Но тяжелораненых трудно обмануть. Внезапно он громко застонал, большие капли пота выступили у него на лбу: «Пуля смертельная, я это точно знаю». Несмотря на такое пророчество, полгода спустя я пожимал ему руку при въезде в Ганновер.
После полудня я совершил одинокую прогулку по совершенно разрушенному Пюизье. Деревню измолотили в кучу развалин еще в летних сражениях. Воронки и остатки стен густо заросли зеленью, и повсюду из нее светились белые шапки облюбовавшей руины бузины. Многочисленные свежие воронки разрывали этот стелющийся покров и вновь обнажали уже многократно перепаханную землю.
Деревенская улица была усеяна всяким военным мусором угасшего наступления. Разбитые повозки, выброшенные боеприпасы, средства ближнего боя, утратившие очертания, полуразложившиеся трупы лошадей, окруженные роями снующих мух, – яркое свидетельство бренности всех вещей в жизни и в борьбе. Торчащая на высоком месте церковь представляла собой груду пустынных развалин. Пока я срывал дивные одичавшие розы, рвущиеся неподалеку снаряды напоминали мне об осторожности в том месте, где плясала смерть.

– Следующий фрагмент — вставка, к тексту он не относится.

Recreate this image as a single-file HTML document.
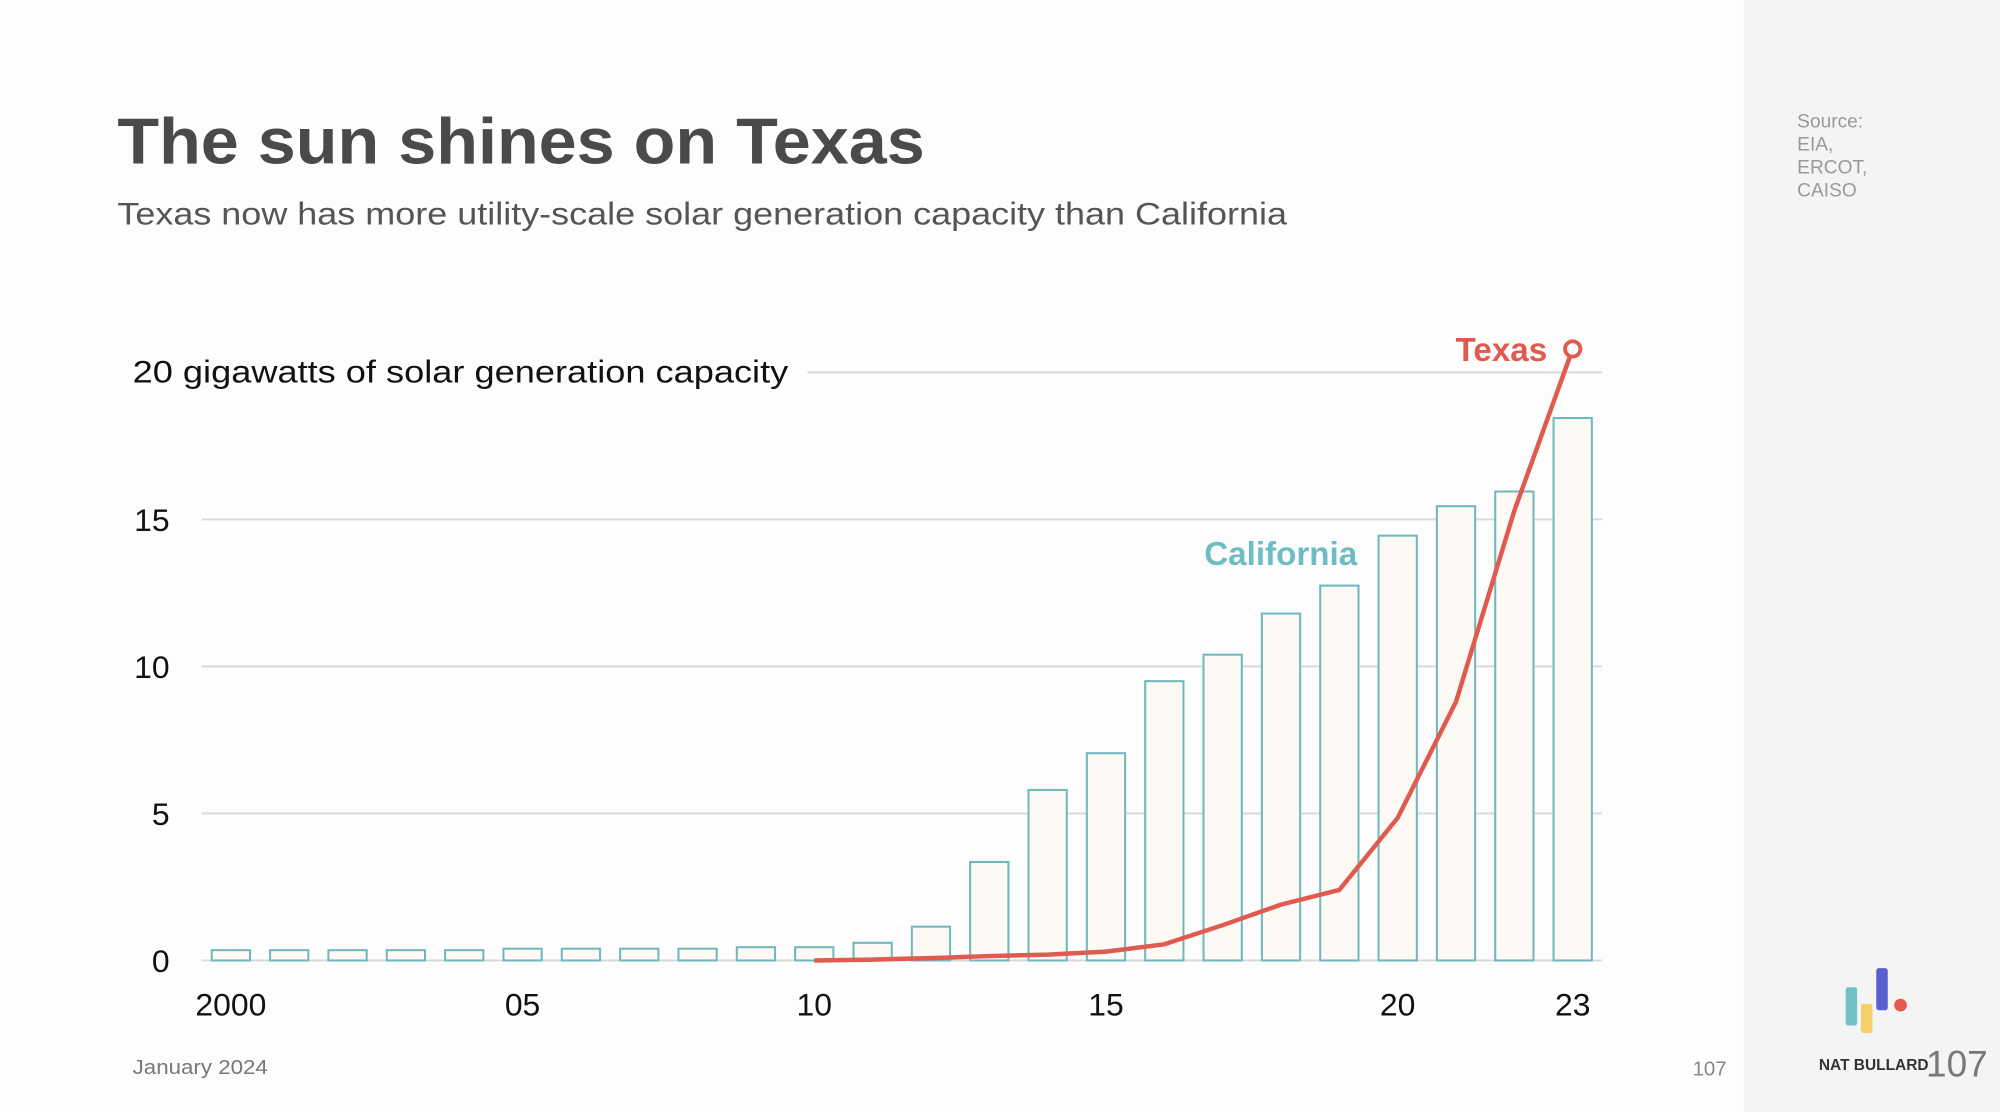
<!DOCTYPE html>
<html><head><meta charset="utf-8"><style>
html,body{margin:0;padding:0;background:#fdfdfd;}
svg{display:block;font-family:"Liberation Sans",sans-serif;}
</style></head><body>
<svg id="chart" width="2000" height="1112" viewBox="0 0 1568 871.8" xmlns="http://www.w3.org/2000/svg">
<rect x="0" y="0" width="1568" height="872" fill="#fdfdfd"/>
<rect x="1367" y="0" width="201" height="872" fill="#f4f4f4"/>
<text x="92" y="128" font-size="51" font-weight="bold" fill="#4a4a4a" textLength="633" lengthAdjust="spacingAndGlyphs">The sun shines on Texas</text>
<text x="92" y="176" font-size="25" fill="#555" textLength="917" lengthAdjust="spacingAndGlyphs">Texas now has more utility-scale solar generation capacity than California</text>
<g font-size="15" fill="#999">
<text x="1409" y="100">Source:</text><text x="1409" y="118">EIA,</text><text x="1409" y="136">ERCOT,</text><text x="1409" y="154">CAISO</text></g>
<text x="104" y="842" font-size="16" fill="#777" textLength="106" lengthAdjust="spacingAndGlyphs">January 2024</text>
<text x="1327" y="843" font-size="16" fill="#888">107</text>
<g>
<rect x="1447" y="774" width="9" height="30" rx="2" fill="#74c0c6"/>
<rect x="1459" y="787" width="9" height="23" rx="2" fill="#f5cf6a"/>
<rect x="1471" y="759" width="9" height="33" rx="2" fill="#5a5fd0"/>
<circle cx="1490" cy="788" r="5" fill="#e05a50"/>
</g>
<text x="1426" y="839" font-size="12" font-weight="bold" fill="#333" textLength="86" lengthAdjust="spacingAndGlyphs">NAT BULLARD</text>
<text x="1510" y="844" font-size="29" fill="#777">107</text>
<g id="grid"></g><g id="bars"></g><g id="line"></g><g id="xlabels"></g>
<text x="1064" y="443" font-size="26" font-weight="bold" fill="#6fbcc4" text-anchor="end">California</text>
<text x="1213" y="283" font-size="26" font-weight="bold" fill="#e05a50" text-anchor="end">Texas</text>
</svg>
<script>
const years=[2000,2001,2002,2003,2004,2005,2006,2007,2008,2009,2010,2011,2012,2013,2014,2015,2016,2017,2018,2019,2020,2021,2022,2023];
const california=[0.35,0.35,0.35,0.35,0.35,0.4,0.4,0.4,0.4,0.45,0.45,0.6,1.15,3.35,5.8,7.05,9.5,10.4,11.8,12.75,14.45,15.45,15.95,18.45];
const texasYears=[2010,2011,2012,2013,2014,2015,2016,2017,2018,2019,2020,2021,2022,2023];
const texas=[0,0.03,0.08,0.15,0.2,0.3,0.55,1.2,1.9,2.4,4.85,8.8,15.3,20.8];
const yTicks=[0,5,10,15,20];
const xTickYears=[2000,2005,2010,2015,2020,2023];
const xTickLabels=["2000","05","10","15","20","23"];
const NS="http://www.w3.org/2000/svg";
const x=y=>181+(y-2000)*(1052/23);
const yS=v=>753-v*23.05;
function mk(tag,attrs,parent){const e=document.createElementNS(NS,tag);for(const k in attrs)e.setAttribute(k,attrs[k]);parent.appendChild(e);return e;}
const grid=document.getElementById('grid');
yTicks.forEach(t=>{
  const x0=t===20?633:158;
  const l=mk('line',{x1:x0,x2:1256,y1:yS(t),y2:yS(t),stroke:'#d8d8d8','stroke-width':1.5},grid);
  
  
  let tx;
  if(t===20){
    tx=mk('text',{x:104,y:yS(t)+8,'font-size':25,fill:'#111',textLength:514,lengthAdjust:'spacingAndGlyphs'},grid);
    tx.textContent='20 gigawatts of solar generation capacity';
  } else {
    tx=mk('text',{x:133,y:yS(t)+9,'font-size':25,fill:'#111','text-anchor':'end'},grid);
    tx.textContent=String(t);
  }
  
  
});
const bars=document.getElementById('bars');
years.forEach((yr,i)=>{
  const top=yS(california[i]);
  const r=mk('rect',{x:x(yr)-15,y:top,width:30,height:753-top,fill:'#fdf9f4',stroke:'#6fb8be','stroke-width':1.6},bars);
  
  
});
const lg=document.getElementById('line');
const pts=texasYears.map((yr,i)=>x(yr)+','+yS(texas[i])).join(' ');
const pl=mk('polyline',{points:pts,fill:'none',stroke:'#e05a50','stroke-width':3.5,'stroke-linejoin':'round'},lg);


const last=texas.length-1;
const c=mk('circle',{cx:x(texasYears[last]),cy:yS(texas[last]),r:6,fill:'#fff',stroke:'#e05a50','stroke-width':3},lg);


const xl=document.getElementById('xlabels');
xTickYears.forEach((yr,i)=>{
  const t=mk('text',{x:x(yr),y:796,'font-size':25,fill:'#111','text-anchor':'middle'},xl);
  t.textContent=xTickLabels[i];
  
  
});
</script>
</body></html>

Спустя несколько дней мы сменили девятую роту на главной линии обороны, лежавшей приблизительно в пятистах метрах от передовой. При этом ранило несколько человек из моей седьмой. На следующее утро рядом с моим блиндажом капитан фон Ледебур шрапнельной пулей был ранен в стопу. Страдавший болезнью легких, в бою он знал свое дело. И вот ему суждено было погибнуть от ничтожной раны. Вскоре он умер в лазарете. 28-го гранатным осколком был убит старший разносчик пищи сержант Грунер. Это была девятая потеря в роте за такое короткое время.

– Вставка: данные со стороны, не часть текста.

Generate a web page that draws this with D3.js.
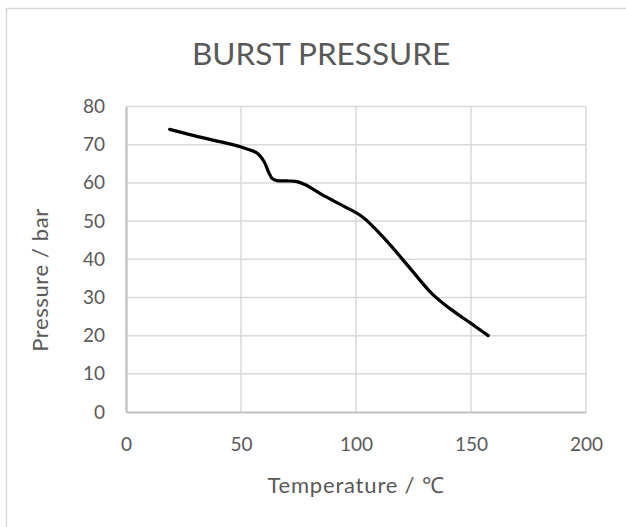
<!DOCTYPE html>
<html>
<head>
<meta charset="utf-8">
<script src="https://cdn.jsdelivr.net/npm/d3@7"></script>
<style>
  html, body { margin: 0; padding: 0; background: #fff; }
  svg { display: block; }
  text { font-family: Lato, "Open Sans", sans-serif; fill: #595959; }
</style>
</head>
<body>
<svg id="chart" width="626" height="527"></svg>
<script>
const title = "BURST PRESSURE";
const xTitle = "Temperature / ℃";
const yTitle = "Pressure / bar";
const xTicks = [0, 50, 100, 150, 200];
const yTicks = [0, 10, 20, 30, 40, 50, 60, 70, 80];
const temperature = [19, 30, 45, 52, 57, 60, 62, 63.5, 65.5, 70, 74, 78, 85, 95, 103, 113, 123, 133, 141, 150, 157.5];
const pressure    = [74, 72.3, 70.2, 69, 67.8, 65.6, 62.8, 61.2, 60.6, 60.5, 60.4, 59.5, 57, 53.8, 51, 45, 38, 31, 27, 23.2, 20];

const svg = d3.select("#chart");
const plot = { left: 126, right: 586, top: 106.5, bottom: 412 };

// chart border
svg.append("rect")
  .attr("x", 6.5).attr("y", 8.5).attr("width", 700).attr("height", 700)
  .attr("fill", "#fff").attr("stroke", "#d9d9d9").attr("stroke-width", 1.5);

const x = d3.scaleLinear().domain([0, 200]).range([plot.left, plot.right]);
const y = d3.scaleLinear().domain([0, 80]).range([plot.bottom, plot.top]);

// gridlines
const grid = svg.append("g").attr("stroke", "#d9d9d9").attr("stroke-width", 1.5);
grid.selectAll("line.h").data(yTicks.filter(d => d > 0)).join("line")
  .attr("x1", plot.left).attr("x2", plot.right)
  .attr("y1", d => y(d)).attr("y2", d => y(d));
grid.selectAll("line.v").data(xTicks.filter(d => d > 0)).join("line")
  .attr("x1", d => x(d)).attr("x2", d => x(d))
  .attr("y1", plot.top).attr("y2", plot.bottom);

// axes
const xAxis = svg.append("g").attr("transform", `translate(0,${plot.bottom})`)
  .call(d3.axisBottom(x).tickValues(xTicks).tickSize(0).tickPadding(26).tickFormat(d3.format("d")));
const yAxis = svg.append("g").attr("transform", `translate(${plot.left},0)`)
  .call(d3.axisLeft(y).tickValues(yTicks).tickSize(0).tickPadding(21).tickFormat(d3.format("d")));
[xAxis, yAxis].forEach(a => {
  a.select(".domain").attr("stroke", "#bfbfbf").attr("stroke-width", 2.2);
  a.selectAll("text").style("font-family", "Lato, 'Open Sans', sans-serif")
    .style("font-size", "19px").attr("fill", "#595959");
});

// line
const line = d3.line()
  .x((d, i) => x(temperature[i]))
  .y(d => y(d))
  .curve(d3.curveCatmullRom.alpha(0.5));
svg.append("path").datum(pressure)
  .attr("d", line)
  .attr("fill", "none").attr("stroke", "#000").attr("stroke-width", 3.2)
  .attr("stroke-linecap", "round").attr("stroke-linejoin", "round");

// titles
svg.append("text").attr("x", 321).attr("y", 65).attr("text-anchor", "middle")
  .style("font-size", "31.5px").text(title);
svg.append("text").attr("x", 356).attr("y", 493).attr("text-anchor", "middle")
  .style("font-size", "22px").style("letter-spacing", "0.8px").text(xTitle);
svg.append("text").attr("transform", "translate(48,280) rotate(-90)")
  .attr("text-anchor", "middle").style("font-size", "22px").style("letter-spacing", "0.6px").text(yTitle);
</script>
</body>
</html>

После того как мы провели неделю на передней линии, нам предстояло занять еще и основную линию обороны, так как сменный батальон был фактически расформирован из-за испанки. Среди наших людей также ежедневно объявлялись новые больные. В дивизии у соседей грипп свирепствовал так, что вражеский пилот сбросил листовку, в которой было сказано, что если войска сейчас же не уберутся, замену произведут англичане. Нам стало ясно, что эпидемия все больше и больше распространяется и на стороне противника. Остро встала и проблема пайков. За ночь смерть уносила совсем молодых людей. При этом нам следовало быть в постоянной боевой готовности, так как над рощей 125, словно над зловещим чугунком, все время стояло облако черного дыма. Обстрел был таким плотным, что в безветренный полдень взрывные газы отравили часть шестой роты. Словно ныряльщикам, нам приходилось с кислородными аппаратами спускаться в штольни, чтобы извлекать оттуда потерявших сознание. У них были багровые лица и дышали они словно в горячечном сне.
Однажды днем, обходя свой участок, я нашел несколько зарытых ящиков, полных английских боеприпасов. Чтобы изучить устройство ружейной гранаты, я развинтил ее и вынул капсюль. Внутри еще осталось что-то, что я посчитал пистоном. Но когда я хотел поддеть его ногтем, оказалось, что эта штука – второй взрыватель; он с грохотом разлетелся, оторвав мне кончик указательного пальца и нанеся несколько кровоточащих отметин на лице.
В тот же вечер, когда я стоял с подрывниками на прикрытии моего блиндажа, вблизи разорвался тяжелый снаряд. Мы заспорили о расстоянии. Взрыватели называли десять, я – тридцать метров. Чтобы проверить, насколько верны мои данные, я стал замерять; результат оказался неутешительным: воронка оказалась в 22-х метрах от нашего блиндажа. Часто совершаешь ошибку, недооценивая расстояние.
20 июля мы с ротой опять находились в Пюизье. Всю вторую половину дня я стоял на остатке стены и разглядывал весьма подозрительную картину сражения.
Роща 125 под мощным обстрелом была окутана плотным дымом, взлетали и падали зеленые и красные ракеты. Иногда артиллерийский огонь замолкал, тогда слышались таканье пулеметов и глухие разрывы гранат. С моего места все это было больше похоже на игру. Не было размаха большого боя. Но все же чувствовалось ожесточенное противостояние двух железных сил.
Роща была пульсирующей раной, на которой сосредоточилось внимание невидимых противников. Обе артиллерии играли с ней, как двое хищников, делящих добычу. Они терзали стволы дубов, и их ошметки летели в воздух. В роще оставалось всего лишь несколько защитников, но они держались долго и, как было очевидно на этой мертвой равнине, стали ярким примером того, что здесь, как и во все времена, любое столкновение борющихся сил есть мерило значительности участвующих в нем людей.